Leave out the pictures, then output the lines of the records below from the first through the one containing "(axis cs:11,514.5) -- (axis".
-- START OF THE INPUT --
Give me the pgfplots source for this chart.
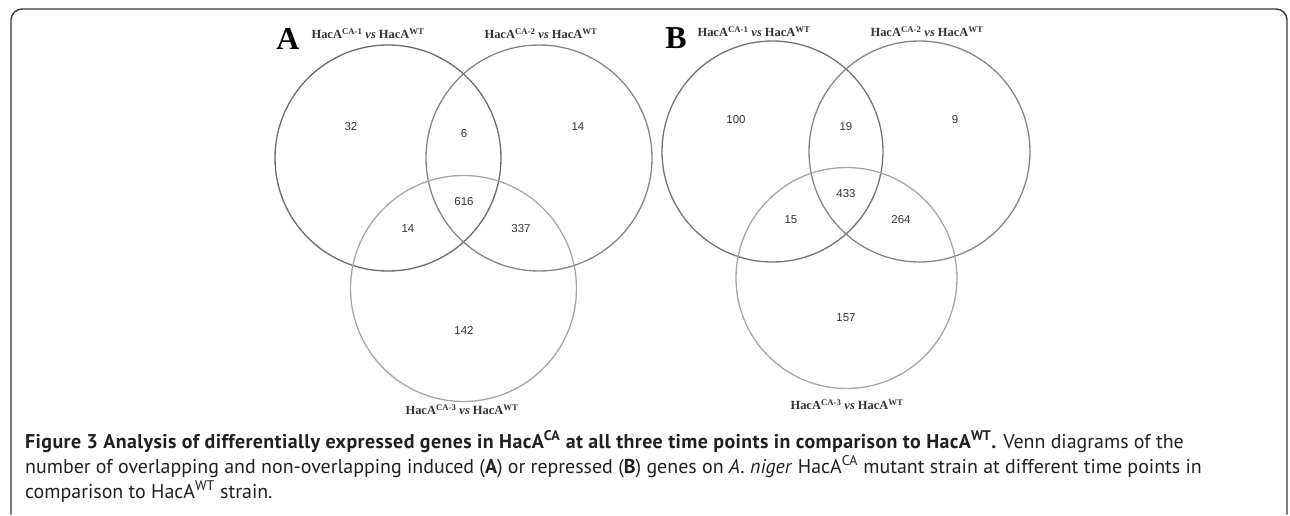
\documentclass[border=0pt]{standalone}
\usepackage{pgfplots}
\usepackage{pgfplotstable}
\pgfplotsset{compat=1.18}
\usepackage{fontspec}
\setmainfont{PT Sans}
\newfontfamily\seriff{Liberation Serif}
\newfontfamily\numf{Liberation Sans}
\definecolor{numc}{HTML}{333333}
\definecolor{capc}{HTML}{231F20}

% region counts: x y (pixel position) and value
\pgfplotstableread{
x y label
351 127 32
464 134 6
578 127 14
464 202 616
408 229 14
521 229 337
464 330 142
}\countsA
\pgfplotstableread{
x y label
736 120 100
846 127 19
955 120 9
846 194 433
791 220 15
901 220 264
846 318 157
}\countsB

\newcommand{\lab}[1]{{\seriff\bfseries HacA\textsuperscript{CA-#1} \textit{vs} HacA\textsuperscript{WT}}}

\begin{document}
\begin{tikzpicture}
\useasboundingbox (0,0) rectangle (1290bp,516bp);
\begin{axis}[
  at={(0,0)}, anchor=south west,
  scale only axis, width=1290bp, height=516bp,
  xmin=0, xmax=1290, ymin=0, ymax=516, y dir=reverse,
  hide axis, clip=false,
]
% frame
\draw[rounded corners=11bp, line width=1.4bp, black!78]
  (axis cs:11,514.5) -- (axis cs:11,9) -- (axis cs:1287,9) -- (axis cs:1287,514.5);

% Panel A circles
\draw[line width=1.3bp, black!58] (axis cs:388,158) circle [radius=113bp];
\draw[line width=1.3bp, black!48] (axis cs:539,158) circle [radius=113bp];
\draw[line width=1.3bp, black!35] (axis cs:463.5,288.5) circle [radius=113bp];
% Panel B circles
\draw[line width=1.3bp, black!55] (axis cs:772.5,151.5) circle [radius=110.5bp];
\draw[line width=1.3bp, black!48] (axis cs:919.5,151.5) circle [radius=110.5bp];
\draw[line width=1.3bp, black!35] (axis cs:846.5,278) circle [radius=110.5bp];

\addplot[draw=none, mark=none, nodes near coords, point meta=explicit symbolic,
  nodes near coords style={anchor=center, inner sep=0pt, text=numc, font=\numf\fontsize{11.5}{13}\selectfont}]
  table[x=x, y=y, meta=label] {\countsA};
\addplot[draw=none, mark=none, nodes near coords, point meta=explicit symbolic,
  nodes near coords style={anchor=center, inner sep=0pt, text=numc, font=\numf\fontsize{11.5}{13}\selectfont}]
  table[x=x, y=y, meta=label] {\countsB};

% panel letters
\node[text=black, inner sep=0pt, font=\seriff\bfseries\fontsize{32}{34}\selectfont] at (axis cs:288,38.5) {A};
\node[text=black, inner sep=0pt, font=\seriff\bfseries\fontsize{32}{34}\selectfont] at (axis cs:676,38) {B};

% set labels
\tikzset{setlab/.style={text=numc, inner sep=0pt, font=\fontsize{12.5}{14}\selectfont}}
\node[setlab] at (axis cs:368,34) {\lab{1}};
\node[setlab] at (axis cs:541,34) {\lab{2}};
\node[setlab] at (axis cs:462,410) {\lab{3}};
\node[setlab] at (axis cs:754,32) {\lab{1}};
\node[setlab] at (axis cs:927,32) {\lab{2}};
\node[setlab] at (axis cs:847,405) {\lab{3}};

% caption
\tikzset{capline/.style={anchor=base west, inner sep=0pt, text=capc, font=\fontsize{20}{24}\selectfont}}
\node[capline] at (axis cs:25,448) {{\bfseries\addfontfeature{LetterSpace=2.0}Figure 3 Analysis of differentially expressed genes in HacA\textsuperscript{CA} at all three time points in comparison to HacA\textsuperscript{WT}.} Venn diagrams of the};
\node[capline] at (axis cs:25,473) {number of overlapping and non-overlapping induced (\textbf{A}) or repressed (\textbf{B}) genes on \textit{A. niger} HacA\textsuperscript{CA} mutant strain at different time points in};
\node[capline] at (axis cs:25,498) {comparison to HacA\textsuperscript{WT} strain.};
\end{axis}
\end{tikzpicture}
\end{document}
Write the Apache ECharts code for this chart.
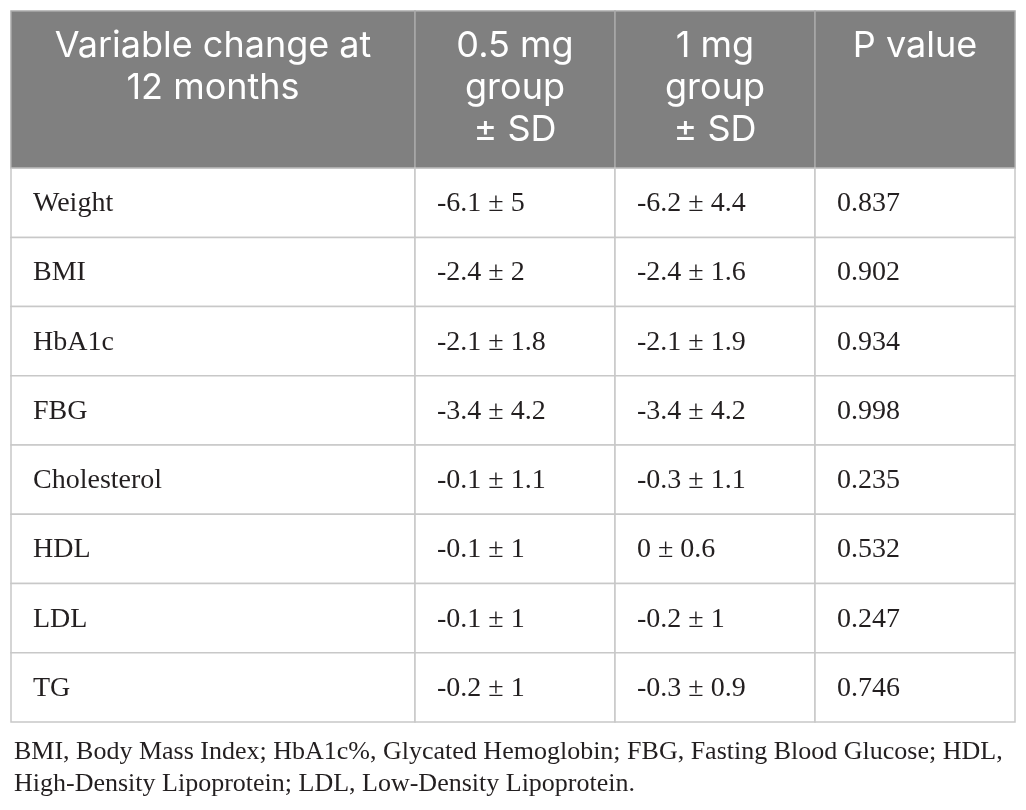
-- END OF THE INPUT --
# EXERCISE OUTPUT
Give me the pgfplots source for this chart.
\documentclass[border=0pt]{standalone}
\usepackage{pgfplots}
\usepackage{pgfplotstable}
\pgfplotsset{compat=1.18}
\usepackage{fontspec}
\setmainfont{PT Sans}
\newfontfamily\seriff{Liberation Serif}
\newfontfamily\numf{Liberation Sans}
\definecolor{numc}{HTML}{333333}
\definecolor{capc}{HTML}{231F20}

% region counts: x y (pixel position) and value
\pgfplotstableread{
x y label
351 127 32
464 134 6
578 127 14
464 202 616
408 229 14
521 229 337
464 330 142
}\countsA
\pgfplotstableread{
x y label
736 120 100
846 127 19
955 120 9
846 194 433
791 220 15
901 220 264
846 318 157
}\countsB

\newcommand{\lab}[1]{{\seriff\bfseries HacA\textsuperscript{CA-#1} \textit{vs} HacA\textsuperscript{WT}}}

\begin{document}
\begin{tikzpicture}
\useasboundingbox (0,0) rectangle (1290bp,516bp);
\begin{axis}[
  at={(0,0)}, anchor=south west,
  scale only axis, width=1290bp, height=516bp,
  xmin=0, xmax=1290, ymin=0, ymax=516, y dir=reverse,
  hide axis, clip=false,
]
% frame
\draw[rounded corners=11bp, line width=1.4bp, black!78]
  (axis cs:11,514.5) -- (axis cs:11,9) -- (axis cs:1287,9) -- (axis cs:1287,514.5);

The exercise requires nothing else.